GR 142924; (December, 2001) (Digest)
G.R. No. 142924. December 5, 2001.
TEODORO B. VESAGAS and WILFRED D. ASIS, petitioners, vs. THE HONORABLE COURT OF APPEALS and DELFINO RANIEL and HELENDA RANIEL, respondents.
FACTS
Respondent spouses Delfino and Helenda Raniel, members of the Luz Villaga Tennis Club, Inc., filed a complaint with the Securities and Exchange Commission (SEC) against petitioners Teodoro Vesagas and Wilfred Asis, who claimed to be the club’s president and vice-president/legal counsel, respectively. The complaint alleged that petitioners summarily expelled the respondents from the club without due process and in violation of its by-laws. Respondents sought to annul their expulsion, nullify certain amendments to the club’s by-laws, and obtain injunctive relief.
Petitioners moved to dismiss the SEC case, arguing the SEC lacked jurisdiction. They contended the club was not, in practice, a corporation, having been surreptitiously registered by the respondents, and had ceased to be a corporate body. The SEC Hearing Officer denied the motion, a ruling affirmed by the SEC En Banc. The Court of Appeals subsequently dismissed petitioners’ certiorari petition. Petitioners elevated the case to the Supreme Court, reiterating the jurisdictional challenge and additionally questioning the SEC’s contempt powers.
ISSUE
The primary issue is whether the SEC had jurisdiction over the complaint for the annulment of the respondents’ expulsion from the club.
RULING
The Supreme Court denied the petition, upholding the SEC’s jurisdiction. The Court ruled that the club was a duly registered corporation, as explicitly found by the SEC based on its issued certificate of incorporation. This factual finding by the specialized administrative agency is accorded great weight. Furthermore, petitioners were bound by their own judicial admissions in prior pleadings where they treated the club as a corporation, including a board resolution to “dissolve the corporate structure” filed with the SEC. An intra-corporate controversy, such as a dispute between a corporation and its members regarding membership rights, was within the SEC’s jurisdiction under the then-governing law, P.D. 902-A.

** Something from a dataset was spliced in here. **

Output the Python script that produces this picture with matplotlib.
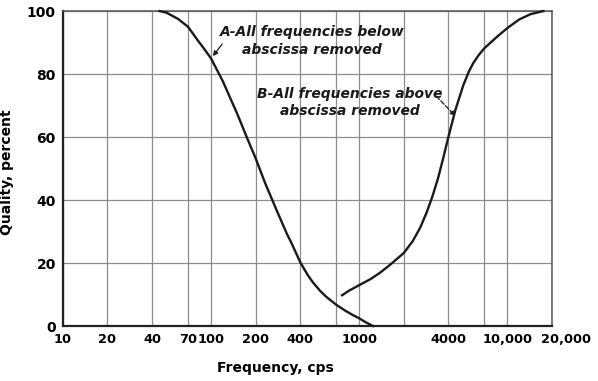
import matplotlib
matplotlib.use("Agg")
import matplotlib.pyplot as plt
from matplotlib.transforms import ScaledTranslation

# Curve A: all frequencies below abscissa removed
freq_a = [45, 50, 60, 70, 82, 90, 100, 120, 150, 175, 200, 232, 279, 326, 350, 400,
          450, 489, 550, 600, 700, 800, 900, 1000, 1100, 1244]
qual_a = [100, 99.5, 97.5, 95, 90.5, 88, 85, 77.8, 67.5, 59.8, 53.3, 45.4, 36.5, 29.2, 26.3, 20.3,
          16.2, 13.8, 11, 9.3, 6.8, 5, 3.6, 2.5, 1.3, 0]

# Curve B: all frequencies above abscissa removed
freq_b = [767, 850, 1000, 1200, 1387, 1600, 2000, 2300, 2584, 2850, 3113, 3400, 3700,
          4000, 4454, 5047, 5500, 5890, 6400, 7000, 8500, 10000, 12000, 14300, 17500]
qual_b = [9.8, 11.2, 13, 15, 17, 19.3, 23.2, 27, 31.3, 36, 41, 46.8, 53.5,
          60, 68.5, 76.5, 80.8, 83.5, 86, 88.2, 91.8, 94.6, 97.3, 99, 100]

# Grid / tick positions
grid_freqs = [10, 20, 40, 70, 100, 200, 400, 700, 1000, 2000, 4000, 7000, 10000, 20000]
grid_labels = ["10", "20", "40", "70", "100", "200", "400", "", "1000", "", "4000", "", "10,000", "20,000"]
y_ticks = [0, 20, 40, 60, 80, 100]

font = {"fontweight": "bold", "fontsize": 10}

fig = plt.figure(figsize=(5.98, 3.81), dpi=100)
ax = fig.add_axes([0.105, 0.144, 0.818, 0.827])

ax.set_xscale("log")
ax.set_xlim(10, 20000)
ax.set_ylim(0, 100)

ax.set_xticks(grid_freqs)
ax.set_xticklabels(grid_labels, fontweight="bold", fontsize=9.3)
ax.xaxis.set_minor_locator(matplotlib.ticker.NullLocator())
ax.set_yticks(y_ticks)
ax.set_yticklabels([str(v) for v in y_ticks], **font)
ax.tick_params(length=0, pad=5)

# shift the last label to the right, like the original
last = ax.get_xticklabels()[-1]
last.set_transform(last.get_transform() + ScaledTranslation(0.14, 0, fig.dpi_scale_trans))

ax.grid(True, color="#8c8c8c", linewidth=0.9)
ax.set_axisbelow(True)

for side in ["left", "bottom"]:
    ax.spines[side].set_linewidth(1.6)
    ax.spines[side].set_color("#222222")
for side in ["top", "right"]:
    ax.spines[side].set_linewidth(1.1)
    ax.spines[side].set_color("#555555")

# Curves
ax.plot(freq_a, qual_a, color="#1a1a1a", linewidth=1.7, clip_on=False, zorder=3)
ax.plot(freq_b, qual_b, color="#1a1a1a", linewidth=1.7, clip_on=False, zorder=3)

# Labels
ax.set_xlabel("Frequency, cps", va="center", **font)
ax.xaxis.set_label_coords(0.434, -0.133)
ax.set_ylabel("Quality, percent", **font)
ax.yaxis.set_label_coords(-0.1, 0.49)

# Annotations
txt = {"fontsize": 10, "fontweight": "bold", "fontstyle": "italic", "ha": "center",
       "va": "center", "color": "#1a1a1a"}
ax.text(481, 90.5, "A-All frequencies below\nabscissa removed", linespacing=1.35, **txt)
ax.text(869, 71, "B-All frequencies above\nabscissa removed", linespacing=1.2, **txt)

ax.annotate("", xy=(103, 85.7), xytext=(119, 89.5),
            arrowprops=dict(arrowstyle="-|>", color="#1a1a1a", lw=0.9,
                            mutation_scale=7, shrinkA=0, shrinkB=0))
ax.annotate("", xy=(4457, 66.7), xytext=(3311, 73),
            arrowprops=dict(arrowstyle="-|>", color="#1a1a1a", lw=0.9, linestyle="--",
                            mutation_scale=7, shrinkA=0, shrinkB=0))

fig.savefig("out.png", dpi=100, facecolor="white")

The Court also found the ancillary issue on contempt powers to be without merit, as the petitioners were not the addressees of the subpoenas they sought to challenge. Conformably with the recent enactment of the Securities Regulation Code (R.A. 8799), which transferred jurisdiction over such cases to regular courts, the Supreme Court ordered the referral of the case to the appropriate Regional Trial Court designated as a special commercial court.